Written task = The listing below should be printed exactly, every line of it. Skip the pictures.
Start Information provided
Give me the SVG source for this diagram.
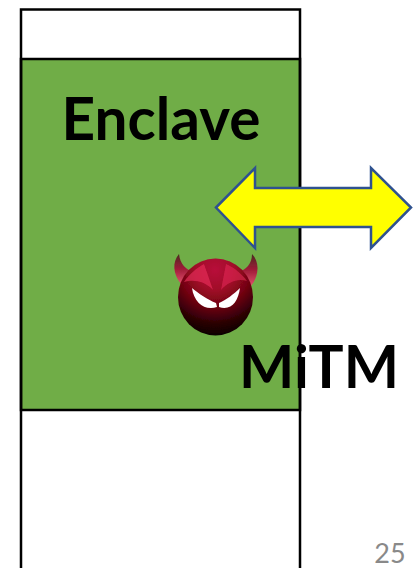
<svg xmlns="http://www.w3.org/2000/svg" width="414" height="568" viewBox="0 0 414 568">
<style>
.box{fill:none;stroke:#000;stroke-width:2.5}
.lbl{font-family:"Lato","Open Sans",sans-serif;font-weight:700;fill:#000;font-size:58.5px;text-anchor:middle}
</style>
<defs>
<radialGradient id="ball" gradientUnits="userSpaceOnUse" cx="215" cy="270" r="66">
<stop offset="0" stop-color="#b8103a"/>
<stop offset="0.3" stop-color="#a00a28"/>
<stop offset="0.55" stop-color="#700410"/>
<stop offset="0.8" stop-color="#2c0005"/>
<stop offset="1" stop-color="#0a0000"/>
</radialGradient>
<linearGradient id="horn" x1="0" y1="0" x2="0" y2="1">
<stop offset="0" stop-color="#4a2a20"/>
<stop offset="0.5" stop-color="#a01c38"/>
<stop offset="1" stop-color="#e0506c"/>
</linearGradient>
<filter id="soft" x="-10%" y="-10%" width="120%" height="120%"><feGaussianBlur stdDeviation="0.6"/></filter>
</defs>
<rect width="414" height="568" fill="#fff"/>
<g id="enclave">
<rect x="21" y="59" width="279" height="351" fill="#70ad47"/>
<rect class="box" x="21" y="59" width="279" height="351"/>
<text class="lbl" x="161" y="140">Enclave</text>
</g>
<g id="memory">
<path class="box" d="M21 568V9.500H300V568"/>
</g>
<g id="connectors">
<path d="M216 207.500L255 168V188H371V168L411 207.500L371 248V227H255V248Z" fill="#ff0" stroke="#2f528f" stroke-width="2.500"/>
</g>
<g id="mitm">
<g filter="url(#soft)">
<path d="M179 254C172 262 173 274 181 284L194 272C186 270 180 264 179 254Z" fill="url(#horn)"/>
<path d="M252 254C260 262 259 276 251 286L238 272C246 270 252 264 252 254Z" fill="url(#horn)"/>
<ellipse cx="215.500" cy="297" rx="37.500" ry="38.500" fill="url(#ball)"/>
<path d="M184 282C190 273 197 268 204 264L213 290C206 282 194 279 184 282Z" fill="#e8305a" opacity="0.65"/>
<path d="M247 281C240 272 233 267 226 264L221 290C228 282 238 278 247 281Z" fill="#e8305a" opacity="0.55"/>
<path d="M192 288C198 293 208 300 216 303L217 307C205 311 194 303 192 288Z" fill="#fff"/>
<path d="M240 288C234 294 226 300 219 303L219 307C231 311 238 302 240 288Z" fill="#fff"/>
</g>
<text class="lbl" x="319" y="388">MiTM</text>
</g>
<text id="page" x="390" y="563" font-family="Lato,sans-serif" font-size="27" fill="#898989" text-anchor="middle">25</text>
</svg>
End Information provided
Solution for this problem =
Give me the SVG source for this diagram.
<svg xmlns="http://www.w3.org/2000/svg" width="414" height="568" viewBox="0 0 414 568">
<style>
.box{fill:none;stroke:#000;stroke-width:2.5}
.lbl{font-family:"Lato","Open Sans",sans-serif;font-weight:700;fill:#000;font-size:58.5px;text-anchor:middle}
</style>
<defs>
<radialGradient id="ball" gradientUnits="userSpaceOnUse" cx="215" cy="270" r="66">
<stop offset="0" stop-color="#b8103a"/>
<stop offset="0.3" stop-color="#a00a28"/>
<stop offset="0.55" stop-color="#700410"/>
<stop offset="0.8" stop-color="#2c0005"/>
<stop offset="1" stop-color="#0a0000"/>
</radialGradient>
<linearGradient id="horn" x1="0" y1="0" x2="0" y2="1">
<stop offset="0" stop-color="#4a2a20"/>
<stop offset="0.5" stop-color="#a01c38"/>
<stop offset="1" stop-color="#e0506c"/>
</linearGradient>
<filter id="soft" x="-10%" y="-10%" width="120%" height="120%"><feGaussianBlur stdDeviation="0.6"/></filter>
</defs>
<rect width="414" height="568" fill="#fff"/>
<g id="enclave">
<rect x="21" y="59" width="279" height="351" fill="#70ad47"/>
<rect class="box" x="21" y="59" width="279" height="351"/>
<text class="lbl" x="161" y="140">Enclave</text>
</g>
<g id="memory">
<path class="box" d="M21 568V9.500H300V568"/>
</g>
<g id="connectors">
<path d="M216 207.500L255 168V188H371V168L411 207.500L371 248V227H255V248Z" fill="#ff0" stroke="#2f528f" stroke-width="2.500"/>
</g>
<g id="mitm">
<g filter="url(#soft)">
<path d="M179 254C172 262 173 274 181 284L194 272C186 270 180 264 179 254Z" fill="url(#horn)"/>
<path d="M252 254C260 262 259 276 251 286L238 272C246 270 252 264 252 254Z" fill="url(#horn)"/>
<ellipse cx="215.500" cy="297" rx="37.500" ry="38.500" fill="url(#ball)"/>
<path d="M184 282C190 273 197 268 204 264L213 290C206 282 194 279 184 282Z" fill="#e8305a" opacity="0.65"/>
<path d="M247 281C240 272 233 267 226 264L221 290C228 282 238 278 247 281Z" fill="#e8305a" opacity="0.55"/>
<path d="M192 288C198 293 208 300 216 303L217 307C205 311 194 303 192 288Z" fill="#fff"/>
<path d="M240 288C234 294 226 300 219 303L219 307C231 311 238 302 240 288Z" fill="#fff"/>
</g>
<text class="lbl" x="319" y="388">MiTM</text>
</g>
<text id="page" x="390" y="563" font-family="Lato,sans-serif" font-size="27" fill="#898989" text-anchor="middle">25</text>
</svg>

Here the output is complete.